◆ Request ◆
Skip all pictures. Write out the data below from its first line through the line that contains "(0,0) rectangle (500,815);".

-- START OF Dataset extract --

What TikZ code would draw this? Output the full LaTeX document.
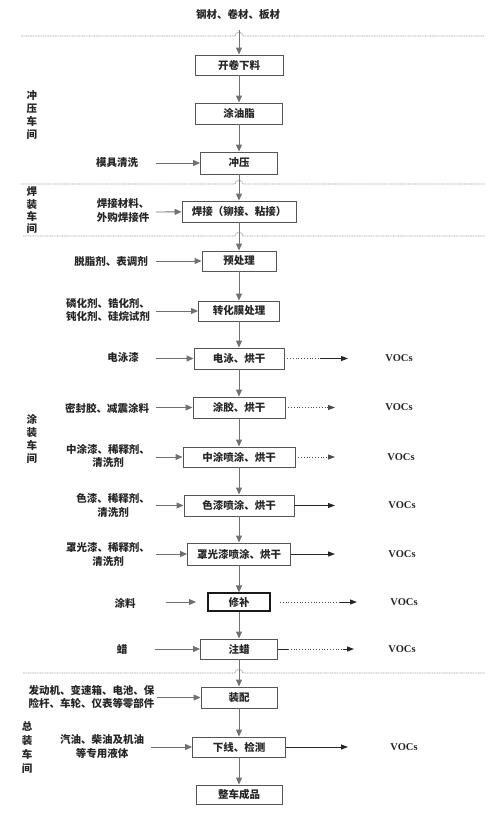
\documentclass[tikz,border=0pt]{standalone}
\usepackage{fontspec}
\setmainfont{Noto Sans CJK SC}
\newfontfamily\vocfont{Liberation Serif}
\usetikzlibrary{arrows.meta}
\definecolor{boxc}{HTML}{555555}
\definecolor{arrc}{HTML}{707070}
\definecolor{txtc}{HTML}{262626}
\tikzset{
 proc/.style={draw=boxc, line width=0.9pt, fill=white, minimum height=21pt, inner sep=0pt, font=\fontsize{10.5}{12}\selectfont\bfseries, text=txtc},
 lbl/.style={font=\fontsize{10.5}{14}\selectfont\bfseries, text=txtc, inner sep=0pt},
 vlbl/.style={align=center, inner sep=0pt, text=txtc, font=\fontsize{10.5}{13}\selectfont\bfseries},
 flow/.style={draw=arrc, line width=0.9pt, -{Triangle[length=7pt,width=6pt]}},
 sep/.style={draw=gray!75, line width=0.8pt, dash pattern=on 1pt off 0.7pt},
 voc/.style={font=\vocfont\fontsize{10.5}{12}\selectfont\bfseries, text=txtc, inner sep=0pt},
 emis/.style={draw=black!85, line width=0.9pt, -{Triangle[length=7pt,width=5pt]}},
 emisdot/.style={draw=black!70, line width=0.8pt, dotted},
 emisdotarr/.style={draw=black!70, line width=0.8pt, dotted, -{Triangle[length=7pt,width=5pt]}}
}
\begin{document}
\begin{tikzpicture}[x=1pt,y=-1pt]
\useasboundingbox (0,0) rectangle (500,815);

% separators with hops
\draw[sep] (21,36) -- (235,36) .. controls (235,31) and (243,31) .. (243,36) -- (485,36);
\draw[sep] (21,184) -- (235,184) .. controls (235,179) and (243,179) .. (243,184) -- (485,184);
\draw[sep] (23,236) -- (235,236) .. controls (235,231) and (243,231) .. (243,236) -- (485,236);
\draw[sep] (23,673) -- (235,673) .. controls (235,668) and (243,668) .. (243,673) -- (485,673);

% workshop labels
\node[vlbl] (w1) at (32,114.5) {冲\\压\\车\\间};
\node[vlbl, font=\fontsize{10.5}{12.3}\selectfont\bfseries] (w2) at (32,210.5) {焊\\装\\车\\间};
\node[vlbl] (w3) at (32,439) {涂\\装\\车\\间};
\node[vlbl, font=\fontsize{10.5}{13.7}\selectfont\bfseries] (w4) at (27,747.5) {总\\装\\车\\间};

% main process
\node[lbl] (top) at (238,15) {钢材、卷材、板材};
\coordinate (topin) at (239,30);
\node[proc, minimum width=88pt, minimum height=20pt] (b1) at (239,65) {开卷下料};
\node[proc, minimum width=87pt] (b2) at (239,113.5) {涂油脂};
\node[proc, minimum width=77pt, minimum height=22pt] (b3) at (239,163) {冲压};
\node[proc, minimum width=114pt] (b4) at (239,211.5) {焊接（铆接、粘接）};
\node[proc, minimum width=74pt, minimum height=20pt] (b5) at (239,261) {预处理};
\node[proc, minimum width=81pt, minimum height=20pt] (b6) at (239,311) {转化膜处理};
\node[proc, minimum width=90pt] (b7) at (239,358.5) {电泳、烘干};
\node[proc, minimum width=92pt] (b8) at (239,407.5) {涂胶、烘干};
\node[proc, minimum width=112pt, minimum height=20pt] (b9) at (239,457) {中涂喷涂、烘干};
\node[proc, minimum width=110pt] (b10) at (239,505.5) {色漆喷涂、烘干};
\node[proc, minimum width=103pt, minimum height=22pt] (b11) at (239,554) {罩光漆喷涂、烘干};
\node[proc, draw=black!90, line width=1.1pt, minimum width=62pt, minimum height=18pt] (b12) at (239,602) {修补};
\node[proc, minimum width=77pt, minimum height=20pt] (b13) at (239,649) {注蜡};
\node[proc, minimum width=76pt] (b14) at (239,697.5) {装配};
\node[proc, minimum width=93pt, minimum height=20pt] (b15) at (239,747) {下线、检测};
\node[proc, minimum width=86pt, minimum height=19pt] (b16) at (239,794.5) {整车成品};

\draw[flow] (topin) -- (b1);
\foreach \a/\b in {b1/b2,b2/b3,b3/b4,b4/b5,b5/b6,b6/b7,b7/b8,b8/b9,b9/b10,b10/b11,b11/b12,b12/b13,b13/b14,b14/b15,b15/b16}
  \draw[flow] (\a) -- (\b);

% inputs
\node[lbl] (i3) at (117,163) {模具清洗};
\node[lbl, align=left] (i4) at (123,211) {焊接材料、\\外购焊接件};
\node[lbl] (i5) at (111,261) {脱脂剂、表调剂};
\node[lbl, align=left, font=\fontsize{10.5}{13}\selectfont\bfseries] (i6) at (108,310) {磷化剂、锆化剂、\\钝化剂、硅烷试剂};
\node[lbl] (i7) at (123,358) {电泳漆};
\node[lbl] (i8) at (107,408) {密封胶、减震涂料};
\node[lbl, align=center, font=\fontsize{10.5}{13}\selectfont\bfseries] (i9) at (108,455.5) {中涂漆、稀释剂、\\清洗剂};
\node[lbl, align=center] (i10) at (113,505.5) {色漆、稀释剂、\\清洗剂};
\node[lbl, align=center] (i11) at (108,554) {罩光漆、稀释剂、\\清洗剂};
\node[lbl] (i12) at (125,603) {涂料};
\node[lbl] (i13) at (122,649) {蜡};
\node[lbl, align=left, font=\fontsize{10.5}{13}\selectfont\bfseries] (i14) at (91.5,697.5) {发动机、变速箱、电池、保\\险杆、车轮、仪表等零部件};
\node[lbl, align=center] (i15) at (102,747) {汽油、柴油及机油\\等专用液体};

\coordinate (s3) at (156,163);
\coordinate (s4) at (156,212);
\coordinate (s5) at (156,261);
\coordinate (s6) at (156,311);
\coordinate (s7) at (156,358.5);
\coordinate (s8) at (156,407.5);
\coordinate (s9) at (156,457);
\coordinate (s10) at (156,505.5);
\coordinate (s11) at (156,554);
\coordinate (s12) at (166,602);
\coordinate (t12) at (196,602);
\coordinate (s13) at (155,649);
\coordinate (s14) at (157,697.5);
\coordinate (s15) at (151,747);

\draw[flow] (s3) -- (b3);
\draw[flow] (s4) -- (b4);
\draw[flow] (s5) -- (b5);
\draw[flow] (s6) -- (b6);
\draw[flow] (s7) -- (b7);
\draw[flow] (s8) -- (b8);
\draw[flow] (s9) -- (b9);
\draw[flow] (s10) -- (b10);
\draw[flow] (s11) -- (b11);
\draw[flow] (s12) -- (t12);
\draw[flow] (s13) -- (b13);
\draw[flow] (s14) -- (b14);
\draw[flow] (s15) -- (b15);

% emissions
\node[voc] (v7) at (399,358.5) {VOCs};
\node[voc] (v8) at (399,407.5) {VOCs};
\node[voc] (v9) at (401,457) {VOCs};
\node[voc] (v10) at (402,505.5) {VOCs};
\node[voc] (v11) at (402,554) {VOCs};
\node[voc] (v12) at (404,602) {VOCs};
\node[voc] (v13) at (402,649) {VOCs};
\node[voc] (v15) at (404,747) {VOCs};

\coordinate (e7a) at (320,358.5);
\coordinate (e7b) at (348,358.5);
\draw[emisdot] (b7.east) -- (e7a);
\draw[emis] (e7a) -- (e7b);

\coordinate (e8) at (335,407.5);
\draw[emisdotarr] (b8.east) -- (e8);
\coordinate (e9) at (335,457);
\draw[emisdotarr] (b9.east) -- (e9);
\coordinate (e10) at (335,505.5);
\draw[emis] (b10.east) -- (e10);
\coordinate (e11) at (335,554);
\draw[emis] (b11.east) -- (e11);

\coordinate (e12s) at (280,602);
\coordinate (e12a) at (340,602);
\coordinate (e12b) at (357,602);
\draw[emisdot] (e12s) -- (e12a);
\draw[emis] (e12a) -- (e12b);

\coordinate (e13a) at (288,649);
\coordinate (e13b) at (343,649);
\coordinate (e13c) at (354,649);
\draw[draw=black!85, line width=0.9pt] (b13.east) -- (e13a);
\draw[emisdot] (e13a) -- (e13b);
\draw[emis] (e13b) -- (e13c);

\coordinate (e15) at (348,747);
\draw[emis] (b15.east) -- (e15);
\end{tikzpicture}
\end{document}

-- END OF Dataset extract --

◆ Exercise answer ◆
What TikZ code would draw this? Output the full LaTeX document.
\documentclass[tikz,border=0pt]{standalone}
\usepackage{fontspec}
\setmainfont{Noto Sans CJK SC}
\newfontfamily\vocfont{Liberation Serif}
\usetikzlibrary{arrows.meta}
\definecolor{boxc}{HTML}{555555}
\definecolor{arrc}{HTML}{707070}
\definecolor{txtc}{HTML}{262626}
\tikzset{
 proc/.style={draw=boxc, line width=0.9pt, fill=white, minimum height=21pt, inner sep=0pt, font=\fontsize{10.5}{12}\selectfont\bfseries, text=txtc},
 lbl/.style={font=\fontsize{10.5}{14}\selectfont\bfseries, text=txtc, inner sep=0pt},
 vlbl/.style={align=center, inner sep=0pt, text=txtc, font=\fontsize{10.5}{13}\selectfont\bfseries},
 flow/.style={draw=arrc, line width=0.9pt, -{Triangle[length=7pt,width=6pt]}},
 sep/.style={draw=gray!75, line width=0.8pt, dash pattern=on 1pt off 0.7pt},
 voc/.style={font=\vocfont\fontsize{10.5}{12}\selectfont\bfseries, text=txtc, inner sep=0pt},
 emis/.style={draw=black!85, line width=0.9pt, -{Triangle[length=7pt,width=5pt]}},
 emisdot/.style={draw=black!70, line width=0.8pt, dotted},
 emisdotarr/.style={draw=black!70, line width=0.8pt, dotted, -{Triangle[length=7pt,width=5pt]}}
}
\begin{document}
\begin{tikzpicture}[x=1pt,y=-1pt]
\useasboundingbox (0,0) rectangle (500,815);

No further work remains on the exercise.